Requirement: Copy each line that contains the word "with".

Records provided:
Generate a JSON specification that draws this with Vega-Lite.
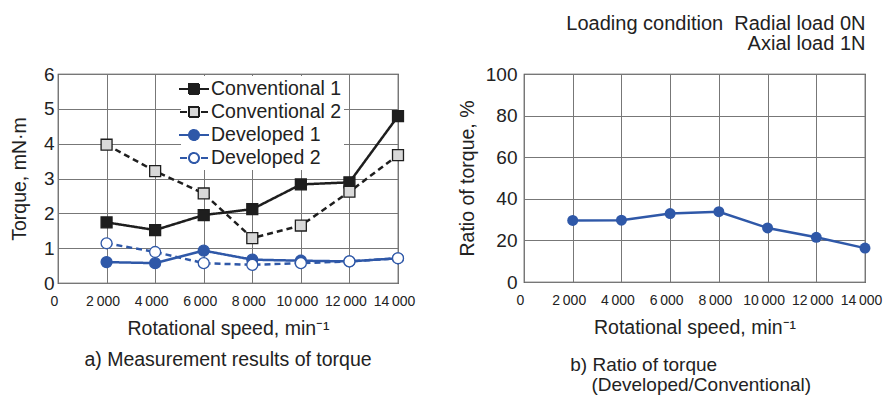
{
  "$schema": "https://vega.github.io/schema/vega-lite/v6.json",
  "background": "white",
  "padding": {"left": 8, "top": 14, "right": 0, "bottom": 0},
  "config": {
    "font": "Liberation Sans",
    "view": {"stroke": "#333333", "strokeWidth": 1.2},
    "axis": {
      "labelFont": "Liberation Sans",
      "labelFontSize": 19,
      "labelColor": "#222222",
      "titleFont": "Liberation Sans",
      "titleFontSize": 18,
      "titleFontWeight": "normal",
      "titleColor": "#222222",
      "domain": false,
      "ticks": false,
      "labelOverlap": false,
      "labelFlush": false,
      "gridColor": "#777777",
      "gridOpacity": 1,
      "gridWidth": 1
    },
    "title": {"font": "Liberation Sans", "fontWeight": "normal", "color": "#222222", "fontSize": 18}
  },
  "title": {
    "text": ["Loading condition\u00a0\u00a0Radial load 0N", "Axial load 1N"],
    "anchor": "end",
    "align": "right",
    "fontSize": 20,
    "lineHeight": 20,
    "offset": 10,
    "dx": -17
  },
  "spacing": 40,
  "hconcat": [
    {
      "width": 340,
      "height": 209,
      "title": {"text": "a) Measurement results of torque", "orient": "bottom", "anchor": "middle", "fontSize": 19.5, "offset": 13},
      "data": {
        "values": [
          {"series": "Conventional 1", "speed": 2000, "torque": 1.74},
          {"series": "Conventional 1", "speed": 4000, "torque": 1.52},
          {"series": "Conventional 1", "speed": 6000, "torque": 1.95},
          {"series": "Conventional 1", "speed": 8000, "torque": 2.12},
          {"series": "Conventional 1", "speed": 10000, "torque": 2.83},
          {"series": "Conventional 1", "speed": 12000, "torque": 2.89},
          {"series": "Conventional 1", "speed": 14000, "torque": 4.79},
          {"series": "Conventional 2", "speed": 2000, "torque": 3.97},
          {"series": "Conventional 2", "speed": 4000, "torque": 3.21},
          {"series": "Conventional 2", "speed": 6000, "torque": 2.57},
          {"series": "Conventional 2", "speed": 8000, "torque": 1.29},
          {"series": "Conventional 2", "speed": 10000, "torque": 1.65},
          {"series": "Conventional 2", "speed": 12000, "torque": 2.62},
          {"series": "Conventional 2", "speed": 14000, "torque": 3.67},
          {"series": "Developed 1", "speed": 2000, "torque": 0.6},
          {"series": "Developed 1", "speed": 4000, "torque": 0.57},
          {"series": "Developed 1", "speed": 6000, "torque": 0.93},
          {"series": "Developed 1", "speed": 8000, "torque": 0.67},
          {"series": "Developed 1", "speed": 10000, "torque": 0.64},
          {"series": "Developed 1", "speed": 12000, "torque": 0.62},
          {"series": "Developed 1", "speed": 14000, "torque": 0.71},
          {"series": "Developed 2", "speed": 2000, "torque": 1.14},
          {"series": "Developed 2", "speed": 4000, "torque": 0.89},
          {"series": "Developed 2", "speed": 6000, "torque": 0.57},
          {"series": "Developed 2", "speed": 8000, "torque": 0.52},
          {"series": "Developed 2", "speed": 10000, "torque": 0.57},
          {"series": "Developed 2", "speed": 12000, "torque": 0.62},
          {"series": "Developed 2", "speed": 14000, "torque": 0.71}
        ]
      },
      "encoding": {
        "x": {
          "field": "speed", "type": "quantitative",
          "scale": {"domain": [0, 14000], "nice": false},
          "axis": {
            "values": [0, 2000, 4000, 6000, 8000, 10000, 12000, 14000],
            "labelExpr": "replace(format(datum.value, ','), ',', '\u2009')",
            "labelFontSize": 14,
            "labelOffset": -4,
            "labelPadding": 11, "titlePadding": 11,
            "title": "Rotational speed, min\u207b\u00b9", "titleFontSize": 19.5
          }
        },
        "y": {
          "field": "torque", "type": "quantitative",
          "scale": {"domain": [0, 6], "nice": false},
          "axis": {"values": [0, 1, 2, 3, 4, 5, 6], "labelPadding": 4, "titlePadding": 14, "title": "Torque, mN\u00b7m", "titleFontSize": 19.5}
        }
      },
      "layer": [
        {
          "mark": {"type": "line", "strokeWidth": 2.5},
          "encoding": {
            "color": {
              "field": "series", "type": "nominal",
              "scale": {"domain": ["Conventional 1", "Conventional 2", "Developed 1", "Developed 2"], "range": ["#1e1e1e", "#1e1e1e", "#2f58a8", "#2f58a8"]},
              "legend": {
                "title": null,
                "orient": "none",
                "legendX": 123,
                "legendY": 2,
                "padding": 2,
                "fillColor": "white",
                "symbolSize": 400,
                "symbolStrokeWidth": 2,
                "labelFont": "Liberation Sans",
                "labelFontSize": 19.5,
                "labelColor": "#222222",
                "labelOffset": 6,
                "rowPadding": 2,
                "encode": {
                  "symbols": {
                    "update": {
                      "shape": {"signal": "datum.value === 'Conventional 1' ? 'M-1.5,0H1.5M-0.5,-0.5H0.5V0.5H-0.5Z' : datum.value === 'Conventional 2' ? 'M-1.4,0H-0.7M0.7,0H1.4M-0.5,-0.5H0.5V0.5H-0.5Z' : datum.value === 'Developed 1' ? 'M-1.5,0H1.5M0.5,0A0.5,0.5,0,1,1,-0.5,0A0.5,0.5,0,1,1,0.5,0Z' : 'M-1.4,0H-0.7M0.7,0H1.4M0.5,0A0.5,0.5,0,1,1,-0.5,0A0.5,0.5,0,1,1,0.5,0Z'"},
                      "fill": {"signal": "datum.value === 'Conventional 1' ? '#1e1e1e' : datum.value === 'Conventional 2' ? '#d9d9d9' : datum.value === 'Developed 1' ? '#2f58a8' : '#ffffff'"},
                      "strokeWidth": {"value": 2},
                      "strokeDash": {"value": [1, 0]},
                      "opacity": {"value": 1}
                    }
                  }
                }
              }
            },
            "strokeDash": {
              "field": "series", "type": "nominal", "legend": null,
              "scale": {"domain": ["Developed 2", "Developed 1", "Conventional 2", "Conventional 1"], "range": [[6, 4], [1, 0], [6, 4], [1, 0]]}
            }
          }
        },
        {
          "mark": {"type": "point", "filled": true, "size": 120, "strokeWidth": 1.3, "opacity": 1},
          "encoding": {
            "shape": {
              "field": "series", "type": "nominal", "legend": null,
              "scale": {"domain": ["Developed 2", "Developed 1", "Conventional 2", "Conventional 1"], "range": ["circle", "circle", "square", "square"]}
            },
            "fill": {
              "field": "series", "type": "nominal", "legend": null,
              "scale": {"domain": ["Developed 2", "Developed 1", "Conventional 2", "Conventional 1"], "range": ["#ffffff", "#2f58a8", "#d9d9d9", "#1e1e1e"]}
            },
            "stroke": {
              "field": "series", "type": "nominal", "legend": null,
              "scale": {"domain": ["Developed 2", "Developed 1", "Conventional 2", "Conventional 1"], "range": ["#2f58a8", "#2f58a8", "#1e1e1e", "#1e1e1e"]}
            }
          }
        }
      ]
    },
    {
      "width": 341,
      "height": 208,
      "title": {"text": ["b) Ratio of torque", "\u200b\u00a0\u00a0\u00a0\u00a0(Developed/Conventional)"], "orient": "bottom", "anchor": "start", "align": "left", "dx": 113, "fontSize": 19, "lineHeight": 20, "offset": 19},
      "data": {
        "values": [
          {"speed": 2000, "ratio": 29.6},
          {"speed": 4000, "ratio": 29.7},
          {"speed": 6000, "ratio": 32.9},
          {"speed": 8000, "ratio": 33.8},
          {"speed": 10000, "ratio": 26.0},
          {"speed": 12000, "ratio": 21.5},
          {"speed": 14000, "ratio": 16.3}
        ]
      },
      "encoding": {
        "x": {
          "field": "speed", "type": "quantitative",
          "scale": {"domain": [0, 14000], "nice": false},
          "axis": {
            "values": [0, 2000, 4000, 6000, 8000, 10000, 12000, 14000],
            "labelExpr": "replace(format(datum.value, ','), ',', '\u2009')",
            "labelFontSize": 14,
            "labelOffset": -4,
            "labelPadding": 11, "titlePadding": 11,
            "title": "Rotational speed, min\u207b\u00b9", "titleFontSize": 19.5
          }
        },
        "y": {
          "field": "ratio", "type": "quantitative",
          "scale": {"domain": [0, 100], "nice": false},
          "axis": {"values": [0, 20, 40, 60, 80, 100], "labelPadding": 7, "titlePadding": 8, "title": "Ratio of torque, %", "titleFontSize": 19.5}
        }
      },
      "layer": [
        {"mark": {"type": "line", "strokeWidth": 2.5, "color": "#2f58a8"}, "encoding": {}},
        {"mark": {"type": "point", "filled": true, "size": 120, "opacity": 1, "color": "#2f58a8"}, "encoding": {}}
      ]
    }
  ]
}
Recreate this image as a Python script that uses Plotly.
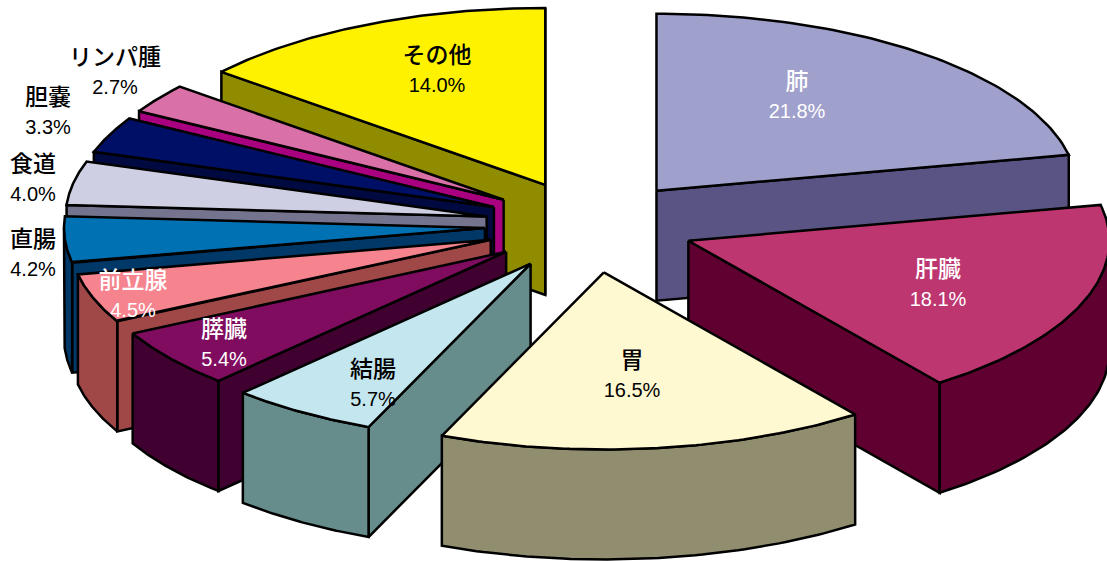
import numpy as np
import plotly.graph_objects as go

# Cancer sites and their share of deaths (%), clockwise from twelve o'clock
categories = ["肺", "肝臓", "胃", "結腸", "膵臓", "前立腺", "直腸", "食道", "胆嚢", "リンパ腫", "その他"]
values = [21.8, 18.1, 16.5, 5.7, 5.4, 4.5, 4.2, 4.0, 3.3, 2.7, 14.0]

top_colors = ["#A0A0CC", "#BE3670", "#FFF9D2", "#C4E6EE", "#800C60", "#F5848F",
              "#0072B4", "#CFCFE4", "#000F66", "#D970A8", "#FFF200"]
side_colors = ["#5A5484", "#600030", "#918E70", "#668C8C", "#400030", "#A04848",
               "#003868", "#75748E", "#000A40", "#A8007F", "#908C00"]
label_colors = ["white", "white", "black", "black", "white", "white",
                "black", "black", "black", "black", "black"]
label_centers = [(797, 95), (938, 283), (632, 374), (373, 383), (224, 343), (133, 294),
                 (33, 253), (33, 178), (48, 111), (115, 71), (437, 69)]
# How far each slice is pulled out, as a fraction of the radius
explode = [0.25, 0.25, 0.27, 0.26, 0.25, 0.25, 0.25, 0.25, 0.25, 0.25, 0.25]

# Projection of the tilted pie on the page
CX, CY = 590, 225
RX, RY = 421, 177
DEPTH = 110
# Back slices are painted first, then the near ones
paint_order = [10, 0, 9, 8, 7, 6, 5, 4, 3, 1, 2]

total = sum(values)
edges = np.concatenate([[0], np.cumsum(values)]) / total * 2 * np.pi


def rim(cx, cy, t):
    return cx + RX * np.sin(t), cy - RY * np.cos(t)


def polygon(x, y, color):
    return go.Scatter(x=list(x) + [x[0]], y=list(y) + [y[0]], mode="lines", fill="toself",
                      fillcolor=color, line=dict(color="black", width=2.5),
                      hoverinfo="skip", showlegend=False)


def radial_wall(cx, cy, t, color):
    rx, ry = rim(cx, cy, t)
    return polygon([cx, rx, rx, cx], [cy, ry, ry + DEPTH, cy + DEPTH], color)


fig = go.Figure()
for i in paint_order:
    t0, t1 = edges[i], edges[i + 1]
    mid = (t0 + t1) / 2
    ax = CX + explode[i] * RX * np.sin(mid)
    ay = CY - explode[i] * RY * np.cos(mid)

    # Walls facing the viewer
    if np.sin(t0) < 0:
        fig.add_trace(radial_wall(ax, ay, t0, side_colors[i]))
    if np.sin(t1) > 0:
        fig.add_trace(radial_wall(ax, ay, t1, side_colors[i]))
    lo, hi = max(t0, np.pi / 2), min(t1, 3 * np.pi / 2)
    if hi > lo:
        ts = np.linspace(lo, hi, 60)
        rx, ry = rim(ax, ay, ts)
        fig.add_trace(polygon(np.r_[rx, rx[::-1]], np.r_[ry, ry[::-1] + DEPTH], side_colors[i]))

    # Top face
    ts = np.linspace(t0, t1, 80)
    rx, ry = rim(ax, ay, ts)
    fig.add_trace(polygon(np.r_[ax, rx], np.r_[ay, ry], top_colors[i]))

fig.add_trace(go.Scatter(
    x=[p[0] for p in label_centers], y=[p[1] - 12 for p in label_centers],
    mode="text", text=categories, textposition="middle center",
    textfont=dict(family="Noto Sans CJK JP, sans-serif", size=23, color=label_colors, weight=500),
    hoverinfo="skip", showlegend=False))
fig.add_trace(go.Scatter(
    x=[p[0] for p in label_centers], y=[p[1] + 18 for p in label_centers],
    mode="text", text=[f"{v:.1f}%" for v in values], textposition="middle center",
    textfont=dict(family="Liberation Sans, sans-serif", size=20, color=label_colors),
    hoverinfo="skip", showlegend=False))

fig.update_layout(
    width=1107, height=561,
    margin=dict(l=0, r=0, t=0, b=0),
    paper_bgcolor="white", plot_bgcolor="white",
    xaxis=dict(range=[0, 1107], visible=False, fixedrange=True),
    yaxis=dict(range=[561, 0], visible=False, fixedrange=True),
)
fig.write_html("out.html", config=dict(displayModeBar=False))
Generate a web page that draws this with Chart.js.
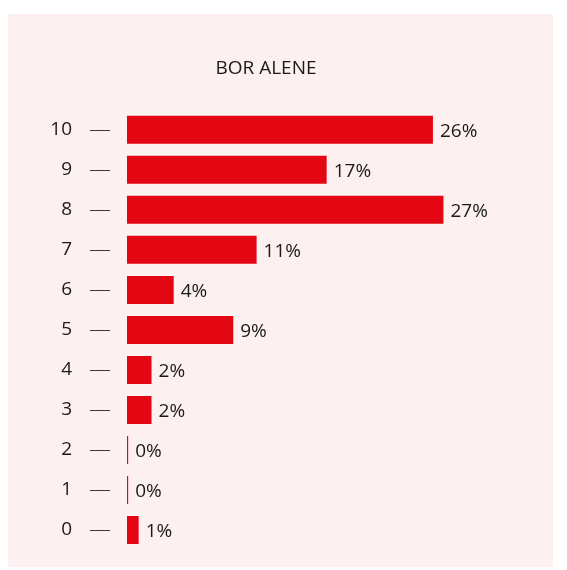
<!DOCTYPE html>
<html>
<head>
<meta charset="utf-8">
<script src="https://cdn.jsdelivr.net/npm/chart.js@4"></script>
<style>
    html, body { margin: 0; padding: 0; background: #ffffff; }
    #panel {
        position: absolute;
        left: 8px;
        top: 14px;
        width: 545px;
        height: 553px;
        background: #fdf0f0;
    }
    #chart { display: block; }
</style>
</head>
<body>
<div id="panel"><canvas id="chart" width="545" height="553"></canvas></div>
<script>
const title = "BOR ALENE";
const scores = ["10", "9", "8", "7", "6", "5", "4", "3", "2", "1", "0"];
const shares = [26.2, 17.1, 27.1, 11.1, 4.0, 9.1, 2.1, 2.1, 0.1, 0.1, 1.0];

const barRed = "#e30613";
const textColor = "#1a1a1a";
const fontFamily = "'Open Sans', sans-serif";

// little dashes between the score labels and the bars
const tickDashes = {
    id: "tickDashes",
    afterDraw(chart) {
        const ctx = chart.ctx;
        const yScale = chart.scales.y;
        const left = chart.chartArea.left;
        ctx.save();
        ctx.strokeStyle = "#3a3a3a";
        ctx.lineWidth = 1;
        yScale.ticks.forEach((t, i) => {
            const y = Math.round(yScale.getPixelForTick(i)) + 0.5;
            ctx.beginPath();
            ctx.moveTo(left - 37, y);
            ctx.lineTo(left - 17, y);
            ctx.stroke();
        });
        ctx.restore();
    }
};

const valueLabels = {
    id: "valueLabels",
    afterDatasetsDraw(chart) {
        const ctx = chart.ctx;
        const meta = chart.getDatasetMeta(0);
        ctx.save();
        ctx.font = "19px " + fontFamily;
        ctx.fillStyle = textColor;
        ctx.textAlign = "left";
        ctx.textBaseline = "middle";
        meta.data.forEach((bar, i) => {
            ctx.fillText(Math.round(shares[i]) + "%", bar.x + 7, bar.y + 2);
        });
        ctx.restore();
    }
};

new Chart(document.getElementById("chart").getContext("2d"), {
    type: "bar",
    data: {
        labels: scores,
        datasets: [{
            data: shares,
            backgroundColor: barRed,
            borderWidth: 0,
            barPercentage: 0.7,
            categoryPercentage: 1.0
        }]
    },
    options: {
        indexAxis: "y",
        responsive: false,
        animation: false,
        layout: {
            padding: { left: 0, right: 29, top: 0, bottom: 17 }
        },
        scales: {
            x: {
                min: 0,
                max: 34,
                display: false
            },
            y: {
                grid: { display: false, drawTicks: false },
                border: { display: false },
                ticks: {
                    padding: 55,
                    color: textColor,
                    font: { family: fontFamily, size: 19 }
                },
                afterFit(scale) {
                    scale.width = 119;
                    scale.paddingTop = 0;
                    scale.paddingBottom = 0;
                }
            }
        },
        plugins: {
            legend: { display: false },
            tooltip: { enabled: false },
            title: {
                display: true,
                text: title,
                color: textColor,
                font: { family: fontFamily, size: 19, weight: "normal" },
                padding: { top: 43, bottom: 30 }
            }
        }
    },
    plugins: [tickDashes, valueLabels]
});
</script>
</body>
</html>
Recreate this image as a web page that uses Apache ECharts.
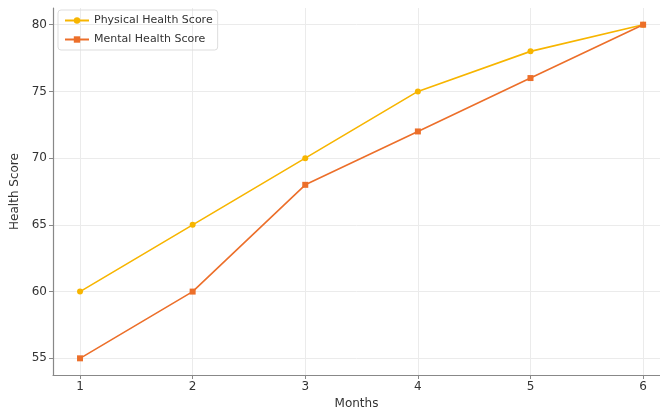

Answer to the exercise:
Generate a JSON specification that draws this with Vega-Lite.
Generate a web page that draws this with Chart.js.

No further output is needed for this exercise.